Death by a thousand paper cuts: How UX friction points quietly drive users away

A driver is upset because of potholes on the road surface - metaphor for UX friction points

TL;DR:

Research shows that small, recurring irritations drain mental energy far more than major life events, like a squeaky door, a coat that won’t stay hung, or a drawer that sticks. A UCLA study found that women who described their homes as “cluttered” showed flatter cortisol curves, a stress pattern linked to depression.

The fix? Small repairs create disproportionate happiness returns. That $3 coat hook isn’t just about coats, it’s about reclaiming cognitive bandwidth. For product teams, this is the part that matters: the same dynamic applies to software. Those “minor” UX friction points are quietly eroding user satisfaction, session after session.

The $3 fix that changed my morning

Last month, I finally fixed a coat hook that had been driving me crazy for two years.

The hook itself was fine. The problem was the coats kept sliding off. Every morning, I’d hang my jacket, walk away, and hear it hit the floor. I’d pick it up, hang it again, maybe drape it differently. Sometimes it stayed. Usually it didn’t.

Not enough of a problem to justify “a project.” Just annoying enough to be permanent.

The fix took fifteen minutes: a piece of pool noodle foam, some wire, and a bit of creative engineering. Total cost: about $3. Total time investment over two years of coats hitting the floor? Probably 50+ hours of low-grade frustration, each instance lasting only seconds but accumulating into a constant background irritation.

What surprised me wasn’t the fix itself. It was the relief.
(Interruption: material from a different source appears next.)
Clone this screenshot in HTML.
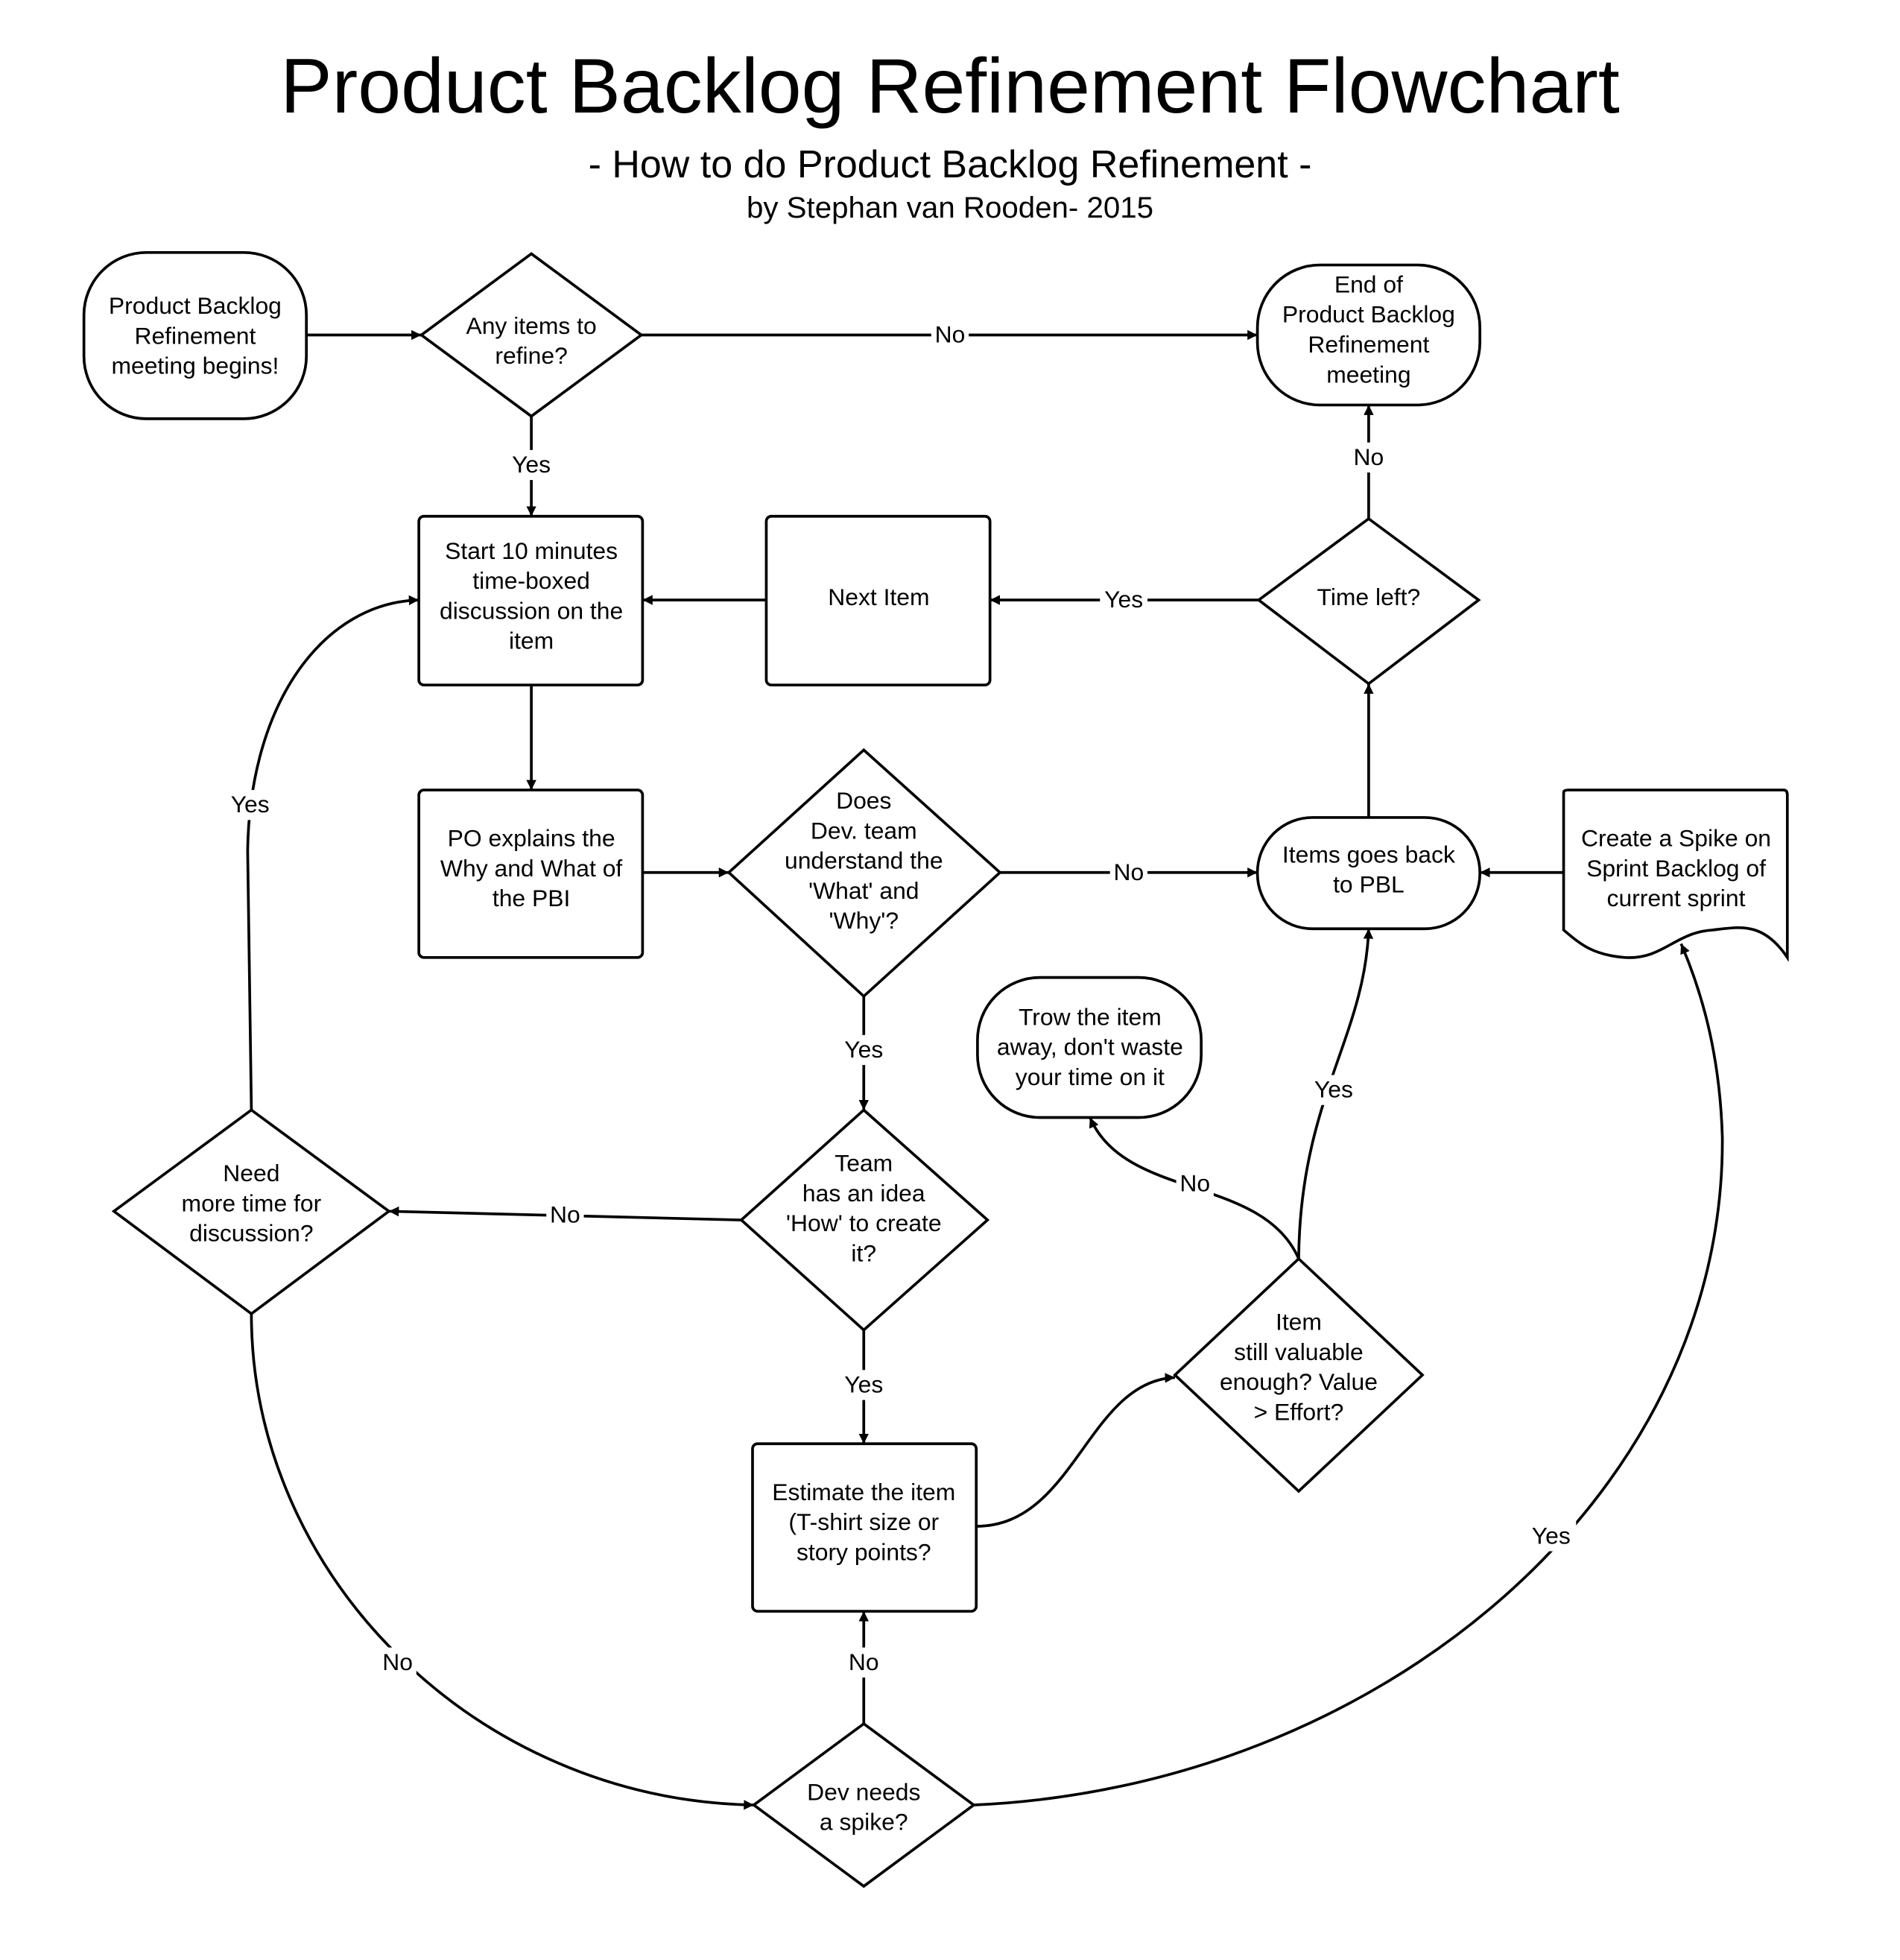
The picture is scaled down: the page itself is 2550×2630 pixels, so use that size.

Not because the coat stayed put but because one tiny thing stopped demanding my attention. One less micro-decision. One less avoidable failure at the start of my day.

That reaction isn’t a personal quirk. It’s a well-documented psychological phenomenon, with real implications for how we design products, spaces, and systems.

In digital products, UX friction points work the same way. They are small enough to ignore, but costly over time.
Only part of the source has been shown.